The concept of a family office originated in the United States in the 1800s after a period of rapid wealth accumulation similar to what we are witnessing in India today.
Entrepreneurs like Andrew Carnegie and John Rockefeller amassed vast fortunes riding a crest of industrialization and phenomenal growth.. These two in particular lay the foundations of modern philanthropy, family wealth management practices and started successful Family Offices which perpetuated their wealth and solidified their legacies, which are intact even today..
Today, the modern ultra high net worth Indian family faces similar issues faced by their global predecessors. Private banks, wealth management firms, accountants, CAs and other financial services providers may not be equipped to handle the myriad complex needs of the wealthy.
The Indian wealth management and financial services space in the short span of 20 years has seen major scandals, ponzi schemes and severe over promising and under delivery of financial performance. Service providers see no risk in making promises and misrepresenting facts and misleading investors. Wealth management, traditionally a respectable profession the world over, is looked at with suspicion and contempt by many families.
Wodehouse Capital aggregates and focuses resources to facilitate a common interest in asset protection, cost control, financial education, family philanthropy and a host of other needs.

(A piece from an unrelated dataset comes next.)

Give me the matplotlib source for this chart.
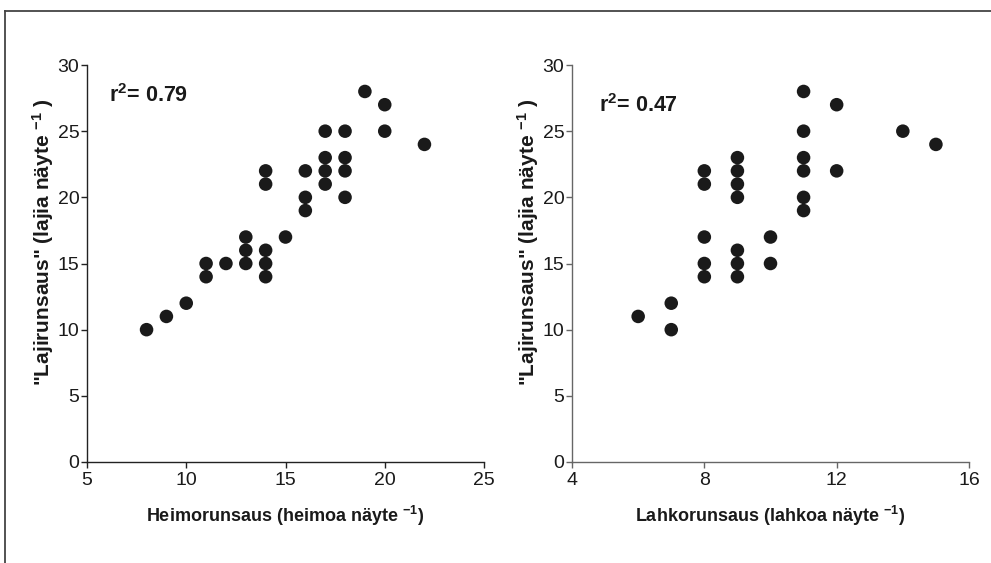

Wodehouse provides customized service levels and confidentiality not available from larger product-driven financial institutions. Wodehouse prides itself on the following differentiators:
1. Independence & Objectivity - Wodehouse does not sell traditional products that a family might typically encounter from a brokerage firm and generally are not compensated for the products utilized by clients. MFOs usually position themselves as an objective provider of advice that places the interests of the family first.
2. Entire Spectrum of Financial Services: MFOs provide a full array of services and typically oversee their clients’ entire financial universe. By possessing full information about their clients investments, tax situation, estate plan and family dynamics, the MFO is best positioned to structure and administer the clients’ financial holdings in an optimal manner.
3. Diverse Skills and Deep Specialties Under One Umbrella: MFO professionals provide a wide array of advice and assistance to their clients. MFOs also have to be able to provide specialty knowledge on certain topics such as: income taxation, estate planning, and investments.
4. Top Class Service : MFOs have high average account sizes (usually in the tens of millions) and low client to employee ratios (around 3 to 1 range). Large account sizes combined with low client-to-employee ratios allows a great deal of focus and attention on each client family. Meetings with clients often occur many times a month.
5. Multi-Generational Planning: MFOs typically work with the entire family – the patriarch/matriarch, children and grandchildren. Planning encompasses the family’s goals which typically includes passing wealth down to lower generations in a tax efficient manner. Children and grandchildren are clients and are counseled on investments, taxes, estate planning, and philanthropy from an early age.
We will from time to time coordinate and moderate family meetings for client's families.
6. Cost and efficiency : By combining the purchasing power of multiple wealthy clients, family offices are able to deliver cost savings and operational efficiency to their clients.